La Corne de l’Afrique est, en effet, devenue un théâtre de compétition croissante entre les puissances mondiales, notamment les Etats-Unis, la Chine et la Russie. Cette rivalité, bien que présente dans d’autres régions du globe, revêt une dimension particulière dans cette zone en raison de son importance pour le commerce et la navigation maritime.
« Les Etats-Unis ont adopté une approche multidimensionnelle dans cette région, comprenant une présence militaire importante (commandement AFRICOM, forces à Djibouti), un engagement diplomatique actif, avec un envoyé spécial pour la Corne de l’Afrique et une coopération renforcée avec les organisations régionales africaines », explique Mohamed Kamal, directeur de l’Institut des recherches et des études arabes (IARS).
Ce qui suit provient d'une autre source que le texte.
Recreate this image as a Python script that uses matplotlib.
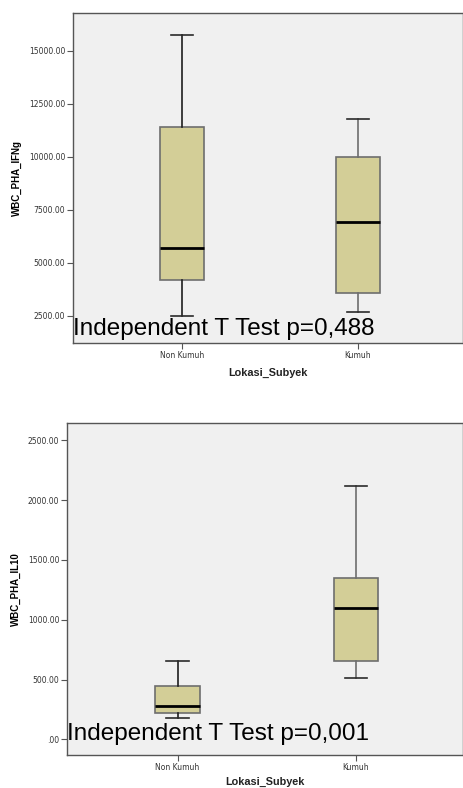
import matplotlib
matplotlib.use("Agg")
from matplotlib import pyplot as plt
import numpy as np

plt.rcParams['font.family'] = ['Liberation Sans', 'DejaVu Sans']

groups = ["Non Kumuh", "Kumuh"]
xlabel = "Lokasi_Subyek"

# five-number summaries: low whisker, Q1, median, Q3, high whisker
ifng_label = "WBC_PHA_IFNg"
ifng_low = [2490, 2675]
ifng_q1 = [4184, 3585]
ifng_med = [5708, 6950]
ifng_q3 = [11430, 10000]
ifng_high = [15755, 11792]
ifng_ticks = [2500, 5000, 7500, 10000, 12500, 15000]
ifng_tick_labels = ["2500.00", "5000.00", "7500.00", "10000.00", "12500.00", "15000.00"]
ifng_note = "Independent T Test p=0,488"

il10_label = "WBC_PHA_IL10"
il10_low = [176, 510]
il10_q1 = [220, 652]
il10_med = [278, 1098]
il10_q3 = [443, 1349]
il10_high = [657, 2115]
il10_ticks = [0, 500, 1000, 1500, 2000, 2500]
il10_tick_labels = [".00", "500.00", "1000.00", "1500.00", "2000.00", "2500.00"]
il10_note = "Independent T Test p=0,001"

box_fill = "#d3ce97"
face = "#f0f0f0"
whisker_cols = ["#1e1e1e", "#6e6e6e"]


def draw_panel(ax, low, q1, med, q3, high, ticks, tick_labels, ylim, ylabel, note, note_y, xpad):
    stats = []
    for i, g in enumerate(groups):
        stats.append(dict(label=g, whislo=low[i], q1=q1[i], med=med[i], q3=q3[i], whishi=high[i], fliers=[]))
    bp = ax.bxp(stats, positions=[1, 2], widths=0.25, patch_artist=True, showfliers=False,
                boxprops=dict(facecolor=box_fill, edgecolor="#6e6e6e", linewidth=1.2),
                medianprops=dict(color="black", linewidth=2),
                capprops=dict(color="#2a2a2a", linewidth=1.2),
                whiskerprops=dict(linewidth=1.2))
    for i in range(2):
        bp['whiskers'][2 * i].set_color(whisker_cols[i])
        bp['whiskers'][2 * i + 1].set_color(whisker_cols[i])
    ax.set_facecolor(face)
    ax.set_xlim(0.38, 2.6)
    ax.set_ylim(*ylim)
    ax.set_yticks(ticks)
    ax.set_yticklabels(tick_labels, fontsize=5.5, color="#333333", family='DejaVu Sans')
    ax.set_xticks([1, 2])
    ax.set_xticklabels(groups, fontsize=5.5, color="#333333", family='DejaVu Sans')
    ax.tick_params(axis='both', length=4, width=0.8, color="#555555", pad=1.5)
    for s in ax.spines.values():
        s.set_color("#555555")
        s.set_linewidth(1.0)
    ax.set_ylabel(ylabel, fontsize=7, fontweight='bold', labelpad=5)
    ax.set_xlabel(xlabel, fontsize=7.8, fontweight='bold', labelpad=xpad, color="#222222")
    ax.text(0.0, note_y, note, transform=ax.transAxes, fontsize=17.5, color="black",
            ha='left', va='baseline', clip_on=False)


fig = plt.figure(figsize=(4.63, 7.88), dpi=100)
ax1 = fig.add_axes([73 / 463, 1 - 343 / 788, 390 / 463, 330 / 788])
ax2 = fig.add_axes([67 / 463, 1 - 755 / 788, 396 / 463, 332 / 788])

draw_panel(ax1, ifng_low, ifng_q1, ifng_med, ifng_q3, ifng_high, ifng_ticks, ifng_tick_labels,
           (1226, 16790), ifng_label, ifng_note, 8 / 330, 6)
draw_panel(ax2, il10_low, il10_q1, il10_med, il10_q3, il10_high, il10_ticks, il10_tick_labels,
           (-131, 2645), il10_label, il10_note, 15 / 332, 4)

fig.savefig("out.png", dpi=100)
La région est également partie intégrante de la vision stratégique chinoise qui consiste à développer son influence économique mondiale, en sécurisant l’accès aux ressources naturelles et en ouvrant de nouveaux marchés. « La Chine déploie une stratégie pragmatique, privilégiant les investissements dans les infrastructures, le commerce et la coopération technique. Elle a établi sa première base militaire à Djibouti et a nommé un envoyé spécial pour la région », rappelle Kamal. La Russie, elle, bien que moins présente économiquement, cherche à renforcer son influence politique et tisse des liens étroits avec certains pays de la Corne de l’Afrique, notamment l’Ethiopie et l’Erythrée, en s’impliquant dans des médiations pour régler les conflits.
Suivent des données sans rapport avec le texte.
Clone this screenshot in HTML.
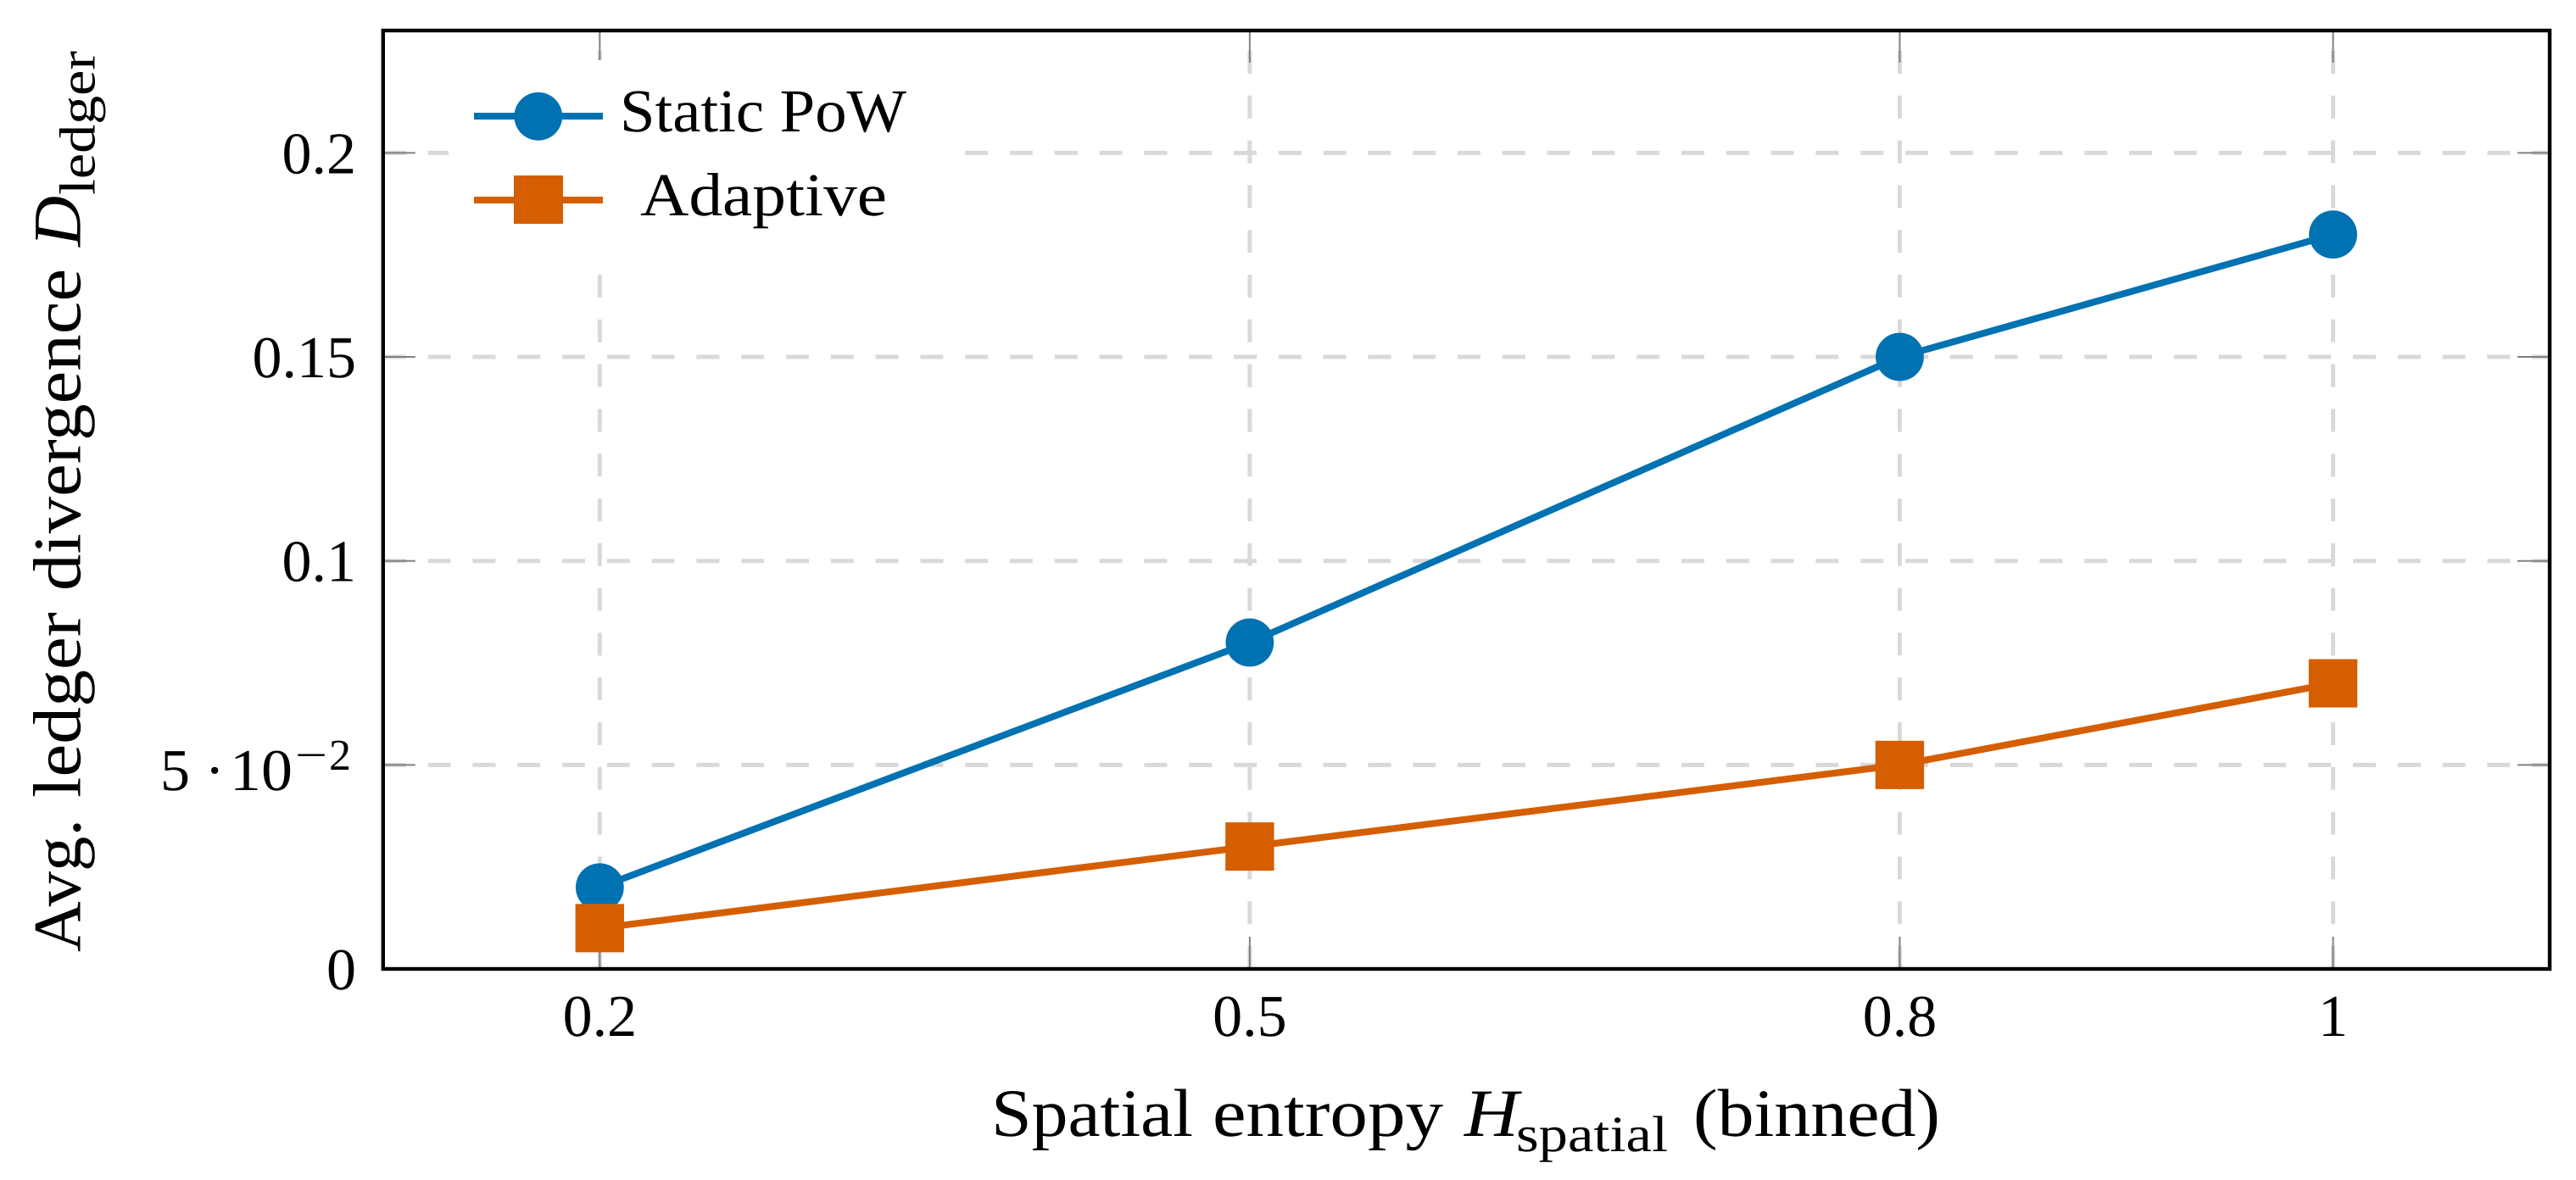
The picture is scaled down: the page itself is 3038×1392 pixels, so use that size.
<!DOCTYPE html>
<html lang="en">
<head>
<meta charset="utf-8">
<title>Average ledger divergence vs spatial entropy</title>
<style>
  html, body { margin: 0; padding: 0; background: #ffffff; }
  svg { display: block; }
  text { font-family: "Liberation Serif", "DejaVu Serif", serif; fill: #000000; text-rendering: geometricPrecision; }
  .it { font-style: italic; }
</style>
</head>
<body>
<svg id="chart" xmlns="http://www.w3.org/2000/svg" width="3038" height="1392" viewBox="0 0 3038 1392">
  <rect x="0" y="0" width="3038" height="1392" fill="#ffffff"/>
  <g id="grid"></g>
  <g id="ticks"></g>
  <g id="series"></g>

  <g>
    <rect x="529" y="71" width="586" height="230" fill="#ffffff"/>
    <g>
      <line x1="559" y1="137" x2="711" y2="137" stroke="#0072B2" stroke-width="8"/>
      <circle cx="634.8" cy="137.3" r="28.4" fill="#0072B2"/>
      <text x="731" y="155" font-size="72" textLength="338" lengthAdjust="spacingAndGlyphs">Static PoW</text>
    </g>
    <g>
      <line x1="559" y1="236" x2="711" y2="236" stroke="#D55E00" stroke-width="8"/>
      <rect x="606" y="207" width="58" height="57" fill="#D55E00"/>
      <text x="755" y="254" font-size="72" textLength="291" lengthAdjust="spacingAndGlyphs">Adaptive</text>
    </g>
  </g>

  <rect x="451.8" y="36" width="2555.2" height="1107" fill="none" stroke="#000000" stroke-width="4.4"/>
  <g id="tick-labels"></g>

  <text font-size="80" y="1340"><tspan x="1169" textLength="238" lengthAdjust="spacingAndGlyphs">Spatial</tspan> <tspan x="1430" textLength="272" lengthAdjust="spacingAndGlyphs">entropy</tspan> <tspan class="it" x="1727" textLength="64" lengthAdjust="spacingAndGlyphs">H</tspan><tspan x="1788" y="1358" font-size="60" textLength="179" lengthAdjust="spacingAndGlyphs">spatial</tspan> <tspan x="1997" y="1340" textLength="291" lengthAdjust="spacingAndGlyphs">(binned)</tspan></text>

  <text font-size="80" transform="rotate(-90)" y="94.5"><tspan x="-1123" textLength="157" lengthAdjust="spacingAndGlyphs">Avg.</tspan> <tspan x="-941" textLength="219" lengthAdjust="spacingAndGlyphs">ledger</tspan> <tspan x="-697" textLength="380" lengthAdjust="spacingAndGlyphs">divergence</tspan> <tspan class="it" x="-291" textLength="60" lengthAdjust="spacingAndGlyphs">D</tspan><tspan x="-230" y="111.7" font-size="60" textLength="170" lengthAdjust="spacingAndGlyphs">ledger</tspan></text>
</svg>

<script>
const categories = [0.2, 0.5, 0.8, 1];
const staticPow = [0.02, 0.08, 0.15, 0.18];
const adaptive = [0.01, 0.03, 0.05, 0.07];
const xTickLabels = ["0.2", "0.5", "0.8", "1"];
const yTicks = [0, 0.05, 0.1, 0.15, 0.2];
const yTickLabels = ["0", "5·10^-2", "0.1", "0.15", "0.2"];

const NS = "http://www.w3.org/2000/svg";
const plot = { left: 451.8, right: 3007, top: 36, bottom: 1143 };
const xDomain = [0.1, 1.1];
const yDomain = [0, 0.23];
const BLUE = "#0072B2";
const ORANGE = "#D55E00";
const TICK_LEN = 38;

function xScale(v) {
  return plot.left + (v - xDomain[0]) / (xDomain[1] - xDomain[0]) * (plot.right - plot.left);
}
function yScale(v) {
  return plot.bottom - (v - yDomain[0]) / (yDomain[1] - yDomain[0]) * (plot.bottom - plot.top);
}
function make(parent, tag, attrs, content) {
  const node = document.createElementNS(NS, tag);
  Object.keys(attrs).forEach(function (k) { node.setAttribute(k, attrs[k]); });
  if (content !== undefined) node.textContent = content;
  parent.appendChild(node);
  return node;
}

const gridG = document.getElementById("grid");
const ticksG = document.getElementById("ticks");
const seriesG = document.getElementById("series");
const labelsG = document.getElementById("tick-labels");

categories.forEach(function (c) {
  const x = xScale(c);
  const gl = make(gridG, "line", { x1: x, y1: plot.bottom, x2: x, y2: plot.top, stroke: "#d9d9d9", "stroke-width": 5, "stroke-dasharray": "27 25.8" });
  
  
  const tb = make(ticksG, "line", { x1: x, y1: plot.bottom, x2: x, y2: plot.bottom - TICK_LEN, stroke: "#808080", "stroke-width": 2 });
  
  
  const tt = make(ticksG, "line", { x1: x, y1: plot.top, x2: x, y2: plot.top + TICK_LEN, stroke: "#808080", "stroke-width": 2 });
  
  
});

yTicks.forEach(function (v) {
  const y = yScale(v);
  if (v > yDomain[0]) {
    const gl = make(gridG, "line", { x1: plot.left, y1: y, x2: plot.right, y2: y, stroke: "#d9d9d9", "stroke-width": 5, "stroke-dasharray": "27 25.8" });
    
    
    const tl = make(ticksG, "line", { x1: plot.left, y1: y, x2: plot.left + TICK_LEN, y2: y, stroke: "#808080", "stroke-width": 2 });
    
    
    const tr = make(ticksG, "line", { x1: plot.right, y1: y, x2: plot.right - TICK_LEN, y2: y, stroke: "#808080", "stroke-width": 2 });
    
    
  }
});

function drawLine(values, color, name) {
  const pts = values.map(function (v, i) { return xScale(categories[i]) + "," + yScale(v); }).join(" ");
  const line = make(seriesG, "polyline", { points: pts, fill: "none", stroke: color, "stroke-width": 8, "stroke-linejoin": "round" });
  
  
}

drawLine(staticPow, BLUE, 'series-line-static-pow');
staticPow.forEach(function (v, i) {
  const m = make(seriesG, "circle", { cx: xScale(categories[i]), cy: yScale(v), r: 28.4, fill: BLUE });
  
  
});

drawLine(adaptive, ORANGE, 'series-line-adaptive');
adaptive.forEach(function (v, i) {
  const m = make(seriesG, "rect", { x: xScale(categories[i]) - 28.7, y: yScale(v) - 28.5, width: 57.4, height: 57, fill: ORANGE });
  
  
});

xTickLabels.forEach(function (label, i) {
  const t = make(labelsG, "text", { x: xScale(categories[i]), y: 1222, "font-size": 70, "text-anchor": "middle" }, label);
  
  
});

function drawSciLabel(label, y) {
  const parts = label.split("^");
  const base = parts[0].split("·");
  const baseline = y + 29.5;
  const right = 420;
  const g = make(labelsG, "text", { y: baseline, "font-size": 70 });
  
  
  make(g, "tspan", { x: right - 231 }, base[0]);
  make(g, "tspan", { x: right - 178.5 }, "·");
  make(g, "tspan", { x: right - 149, textLength: 74, lengthAdjust: "spacingAndGlyphs" }, base[1]);
  const exp = parts[1].replace("-", "\u2212");
  make(g, "tspan", { x: right - 72, y: baseline - 24, "font-size": 52, textLength: 38, lengthAdjust: "spacingAndGlyphs" }, exp.charAt(0));
  make(g, "tspan", { x: right - 32, y: baseline - 24, "font-size": 52 }, exp.slice(1));
}

yTickLabels.forEach(function (label, i) {
  const y = yScale(yTicks[i]);
  if (label.indexOf("^") >= 0) {
    drawSciLabel(label, y);
  } else {
    const t = make(labelsG, "text", { x: 420, y: y + 24, "font-size": 70, "text-anchor": "end" }, label);
    
    
  }
});
</script>
</body>
</html>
Kamal croit que pour faire face à ces défis, il est crucial d’établir « un cadre de coopération maritime inclusif dans la Corne de l’Afrique, qui évite les approches exclusives et le fait de cibler ou de marginaliser des pays spécifiques ».
Faire face aux menaces
La troisième et dernière session, animée par Ezzat Ibrahim, rédacteur en chef d’Al-Ahram Weekly et d’Ahram Online, et membre du conseil consultatif de l’ECSS, était l’occasion d’aller plus loin et d’évoquer les stratégies et les mécanismes visant à faire face à ces menaces croissantes.
« Un engagement continu est nécessaire, car la situation risque de se détériorer davantage si aucune vision régionale claire n’est élaborée pour ramener la stabilité, respecter la souveraineté des pays et promouvoir la coopération économique au lieu des conflits », souligne Ibrahim.
La conférence s’est clôturée par une série de recommandations, notamment la création d’une plateforme permanente de dialogue et de coordination, le lancement d’initiatives ciblées pour faciliter un dialogue global entre les pays de la Corne de l’Afrique et les parties prenantes régionales et internationales, afin de relever les défis communs en matière de sécurité. Elle a également proposé la mise en place de bases de données nationales et régionales pour surveiller les conflits, ainsi que la mise en oeuvre de systèmes d’alerte précoce pour identifier toute escalade et faciliter des actions proactives.